When allied leaders gather at the NATO summit, the rhetoric usually follows a predictable pattern. Transatlantic tensions flare, grievances about funding resurface, and official briefings try to frame the whole exercise as a harmonious success. Donald Trump's repeated attacks on European defense budgets have dominated the conversation for years, casting NATO burden-sharing as a fundamentally one-sided deal.
The core argument isn't complicated. Washington has spent decades carrying the lion's share of military expenditures while European capitals enjoyed a peace dividend. Trump's frustration with allies failing to hit their fiscal targets—previously 2% of GDP, and now a much higher 5% framework pushing core military and defense infrastructure—is well documented. But focusing strictly on the political theater misses the real issue. The defense spending debate inside NATO isn't just about who pays what. It's about a structural mismatch between cash promises and actual military capability.
The Spending Paradox Behind Allied Pledges
Public debates around NATO summits constantly treat GDP percentages as the ultimate measure of military strength. If a nation hits its agreed percentage, political commentators stamp it as a compliant ally. If it falls short, it gets branded as a free-rider.
That framing is deeply flawed. Throwing money at a defense budget doesn't automatically build an effective military.
For years, European allies have ramped up top-line defense budgets—increasing combined expenditures significantly since 2017—to satisfy American pressure and showcase solidarity. Yet, converting cash into deployable combat power takes time, industrial capacity, and political will. Writing a bigger check is easy compared to building complex supply chains or producing artillery shells at scale.
- Fragmented procurement: European nations frequently purchase competing weapon systems rather than streamlining production. This duplicates effort and weakens overall readiness.
- Maintenance backlogs: Increasing capital expenditure without funding long-term maintenance leaves high-tech equipment sitting idle in hangars.
- Personnel shortages: Military hardware is useless without trained forces, an issue several European militaries struggle to address due to recruitment bottlenecks.
A nation can meet a spending target on paper while remaining strategically dependent on American logistics, intelligence, and airlift capabilities.

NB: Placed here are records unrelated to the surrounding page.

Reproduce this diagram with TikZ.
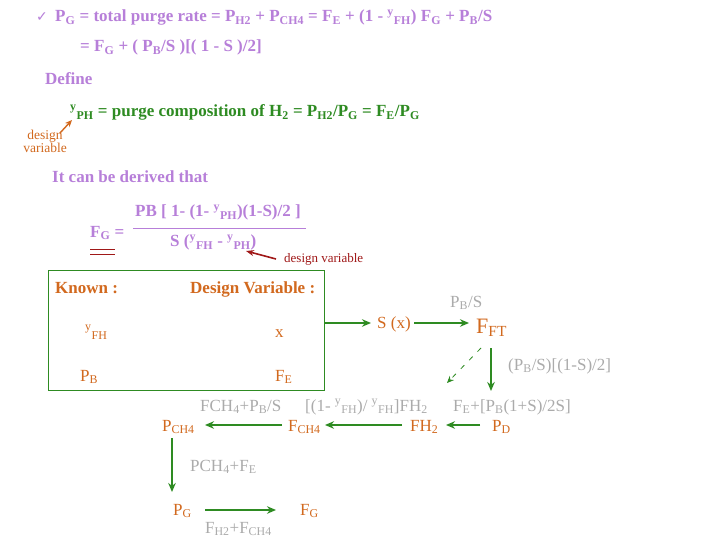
\documentclass[tikz,border=0pt]{standalone}
\usepackage{fontspec}
\setmainfont{Liberation Serif}
\usetikzlibrary{arrows.meta}
\definecolor{pur}{HTML}{B77FD9}
\definecolor{grn}{HTML}{2E8B22}
\definecolor{org}{HTML}{D2691E}
\definecolor{gry}{HTML}{ABABAB}
\definecolor{drd}{HTML}{A01818}
\newcommand{\ys}[1]{\textsuperscript{y}\textsubscript{#1}}
\begin{document}
\begin{tikzpicture}[x=1pt,y=-1pt,
  every node/.style={inner sep=0pt,anchor=base west},
  ptxt/.style={text=pur,font=\fontsize{17}{19}\selectfont\bfseries},
  var/.style={text=org,font=\fontsize{17}{19}\selectfont},
  lab/.style={text=gry,font=\fontsize{17}{19}\selectfont},
  flow/.style={draw=grn,line width=1.6pt,-{Stealth[length=9pt,width=7.5pt]}}]
\useasboundingbox (0,0) rectangle (720,540);
\fill[white] (0,0) rectangle (720,540);
\node[text=pur,font=\fontsize{14}{14}\selectfont] (chk) at (36,22) {\fontspec{DejaVu Sans}✓};
\node[ptxt] (l1) at (55,22) {P\textsubscript{G} = total purge rate = P\textsubscript{H2} + P\textsubscript{CH4} = F\textsubscript{E} + (1 - \ys{FH}) F\textsubscript{G} + P\textsubscript{B}/S};
\node[ptxt] (l2) at (80,52) {= F\textsubscript{G} + ( P\textsubscript{B}/S )[( 1 - S )/2]};
\node[ptxt] (def) at (45,85) {Define};
\node[ptxt,text=grn] (yph) at (70,117) {\ys{PH} = purge composition of H\textsubscript{2} = P\textsubscript{H2}/P\textsubscript{G} = F\textsubscript{E}/P\textsubscript{G}};
\node[text=org,font=\fontsize{13.5}{13}\selectfont,align=center,anchor=north] (dv1) at (45,130) {design\\variable};
\draw[draw=org,line width=1.4pt,-{Stealth[length=7pt,width=6pt]}] (60,133) -- (72,120);
\node[ptxt] (der) at (52,183) {It can be derived that};
\node[ptxt] (num) at (135,217) {PB [ 1- (1- \ys{PH})(1-S)/2 ]};
\draw[pur,line width=0.8pt] (133,228) -- (306,228);
\node[ptxt] (den) at (170,247) {S (\ys{FH} - \ys{PH})};
\node[ptxt] (fg) at (90,237) {F\textsubscript{G} =};
\draw[drd,line width=1pt] (90,249) -- (115,249) (90,254) -- (115,254);
\node[text=drd,font=\fontsize{13}{13}\selectfont] (dv2) at (284,262) {design variable};
\draw[draw=drd,line width=1.6pt,-{Stealth[length=8pt,width=6pt]}] (276,259) -- (246,251);
\draw[grn,line width=1pt] (48,270) rectangle (324,390);
\node[ptxt,text=org] (kn) at (55,293) {Known :};
\node[ptxt,text=org] (dvv) at (190,293) {Design Variable :};
\node[var] (yfh) at (85,337) {\ys{FH}};
\node[var] (x) at (275,337) {x};
\node[var] (pb) at (80,381) {P\textsubscript{B}};
\node[var] (fe) at (275,381) {F\textsubscript{E}};
\coordinate (boxr) at (324,323);
\coordinate (sxin) at (371,323);
\node[var] (sx) at (377,328) {S (x)};
\draw[flow] (boxr) -- (sxin);
\node[var,font=\fontsize{22}{22}\selectfont] (fft) at (476,333) {F\textsubscript{FT}};
\node[lab] (pbs) at (450,307) {P\textsubscript{B}/S};
\draw[flow] (414,323) -- (469,323);
\node[lab] (pb2) at (508,370) {(P\textsubscript{B}/S)[(1-S)/2]};
\node[lab] (fe2) at (453,411) {F\textsubscript{E}+[P\textsubscript{B}(1+S)/2S]};
\node[var] (pd) at (492,431) {P\textsubscript{D}};
\draw[flow] (491,348) -- (491,391);
\draw[grn,line width=0.8pt,dash pattern=on 5pt off 7pt,-{Stealth[length=7pt,width=6pt]}] (481,348) -- (447,383);
\node[var] (fh2) at (410,431) {FH\textsubscript{2}};
\node[var] (fch4) at (288,431) {F\textsubscript{CH4}};
\node[var] (pch4) at (162,431) {P\textsubscript{CH4}};
\node[lab] (l3) at (200,411) {FCH\textsubscript{4}+P\textsubscript{B}/S};
\node[lab] (l4) at (305,411) {[(1- \ys{FH})/ \ys{FH}]FH\textsubscript{2}};
\draw[flow] (480,425) -- (446,425);
\draw[flow] (402,425) -- (325,425);
\draw[flow] (282,425) -- (205,425);
\draw[flow] (172,438) -- (172,492);
\node[lab] (l5) at (190,471) {PCH\textsubscript{4}+F\textsubscript{E}};
\node[var] (pg) at (173,515) {P\textsubscript{G}};
\node[var] (fgg) at (300,515) {F\textsubscript{G}};
\draw[flow] (205,510) -- (276,510);
\node[lab] (l6) at (205,533) {F\textsubscript{H2}+F\textsubscript{CH4}};
\end{tikzpicture}
\end{document}
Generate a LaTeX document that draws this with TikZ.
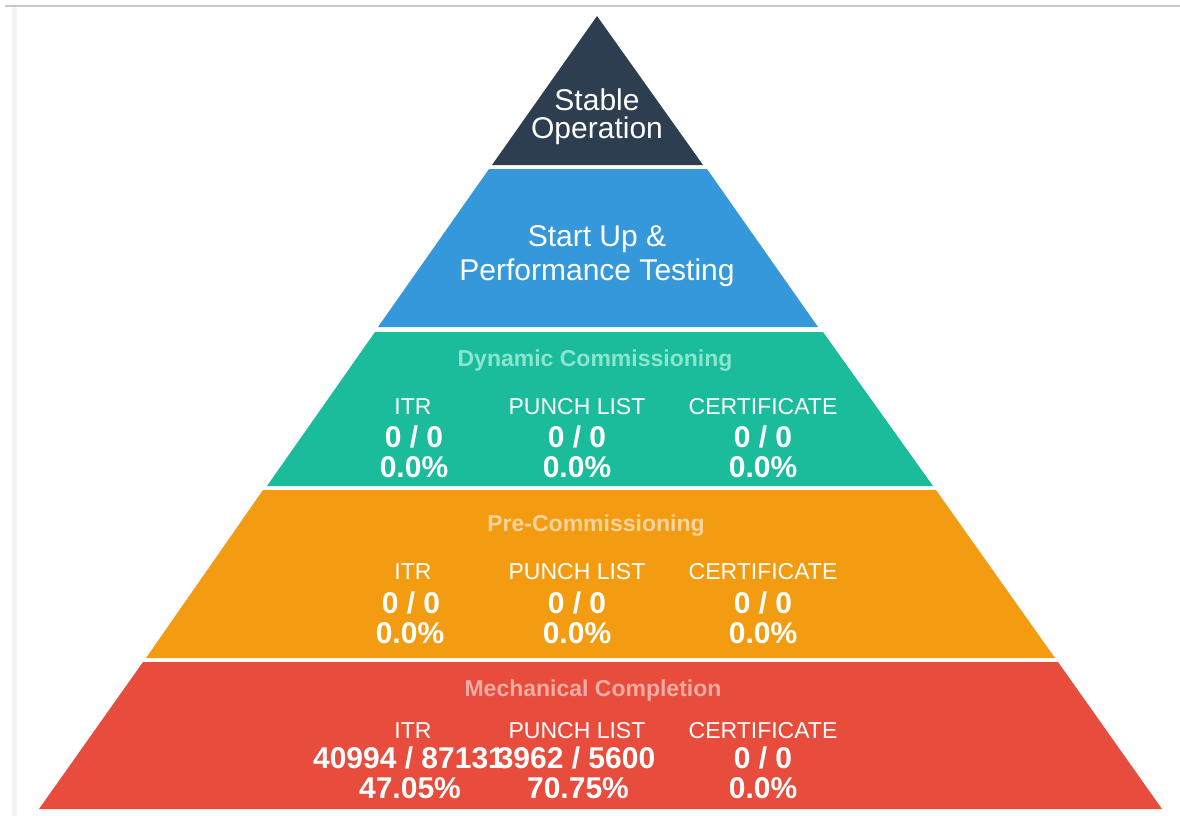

Why Trump's Financial Focus Resonates Home
It's tempting to view American complaints as mere political leverage, but the grievance strikes a chord with millions of voters. When U.S. defense outlays top $900 billion annually while key allies struggle to fund their own basic security infrastructure, the asymmetry becomes impossible to ignore.
Washington spends roughly 3.5% of its GDP on defense, underwriting global deterrence from the Indo-Pacific to Europe. For decades, Western European nations spent under 2% on defense, channeling federal revenues into social safety nets, healthcare, and infrastructure. From a domestic political standpoint in the U.S., that imbalance looks like a direct subsidy for foreign governments.
While European nations have undeniably stepped up commitments—with NATO Secretary-General Mark Rutte highlighting massive spending increases across Europe and Canada—the underlying resentment remains. American taxpayers want proof that allies can stand on their own feet, especially as Washington faces competing security pressures elsewhere in the world.
The Problem With Chasing GDP Metrics
Setting defense targets as a fixed percentage of Gross Domestic Product creates bizarre economic distortions. When an ally's economy contracts, its required defense spending drops, even if the geopolitical threat environment gets worse. Conversely, rapid economic growth forces a government to spend billions more just to keep its percentage stable, regardless of its actual military needs.
The focus on top-line GDP figures ignores what a country actually delivers to the alliance. A nation spending 1.8% of GDP on specialized cyber defense, rapid-reaction forces, and modern air defense offers far more practical value than a nation spending 2.5% on administrative overhead, bloated pensions, and obsolete hardware.
NATO needs capabilities, not just accounting victories. Shifting the debate toward specific readiness metrics—such as ammunition stockpiles, deployable brigade count, and transport logistics—would provide a much clearer picture of collective defense than any political press release.
What Needs to Happen Next
Fixing NATO's internal friction requires moving past public scorecards and focusing on tangible military integration. The political shouting matches over percentages are distracting from hard operational realities.
First, European nations need to consolidate defense procurement. Buying dozens of different fighter jet configurations and tank platforms across 30-plus member states wrecks interoperability. Joint purchasing agreements would stretch defense dollars much further.
Second, allies must focus on logistics and military mobility. Moving heavy armor across European borders during a crisis requires reinforced bridges, compatible rail systems, and cleared transit corridors. Investing in infrastructure yields far better security returns than merely artificially inflating top-line budget numbers.
Finally, Washington has to accept that European strategic autonomy isn't a threat to NATO, but a prerequisite for its survival. If Europe builds a self-sustaining defense industrial base, the U.S. can reallocate critical resources without leaving its foreign partners completely exposed. Until both sides trade political soundbites for structural reform, every summit will remain an arena for the same tired grievances.